The seven cave sleepers – early time travelers?
One of the first authentic reports of time travel still has no real explanation, and remains an unexplained mystery.
The story gives evidence that ancient civilizations might have had some knowledge of time travel.
The unexplained case of the Seven Sleepers Cave Sleepers
As the story goes, during the persecutions under Decius (c.250), when Christians were in a dispute with the Roman state, seven young men went into a cave one night, where they after a while fell a sleep.
The following day when they woke up they wandered into the city of Ephesus to buy food and drink.
Upon arrival at Ephesus, they were astound to learn time had passed quickly! that they had slept not for one night but for two hundred years.
During this time Christianity had spread to every corner of the Roman Empire.

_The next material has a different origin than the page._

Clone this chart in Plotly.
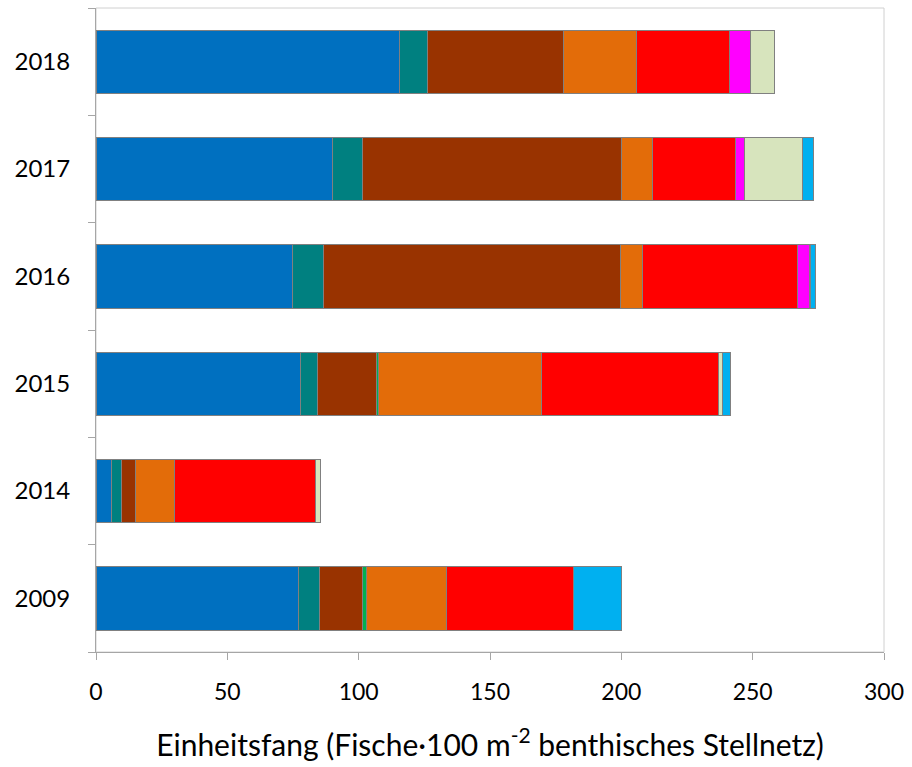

When Emperor Theodosius II heard about the incident, he accepted it as evidence of resurrection, and claimed the seven sleepers had in fact been dead the past 200 years.
The Seven Sleepers later died, and were buried in the cave in which they had slept.
The cave of the Seven Sleepers is located on the eastern slope of Panayirdag hill in Turkey.
History of Cave of the Seven Sleepers
The “Seven Sleepers” were seven young men who had been walled up in a cave during the persecutions under Decius (c.250). They fell asleep, miraculously waking up around 435 in the time of Theodosius II.
The seven men wandered into the city of Ephesus, amazed at all the churches and the freedom of worship for Christians. The Sleepers later died naturally (and permanently) and were buried in the cave in which they had slept.
The miracle was apparently first described by Bishop Stephen of Ephesus (448-51). It seems to have been immediately accepted, perhaps in part because of its usefulness for a current Origenist controversy having to do with the resurrection of the body.
Interestingly, the Seven Sleepers also appear in the Qur’an (Koran); in this version, the boys are accompanied by a dog (Sura 18).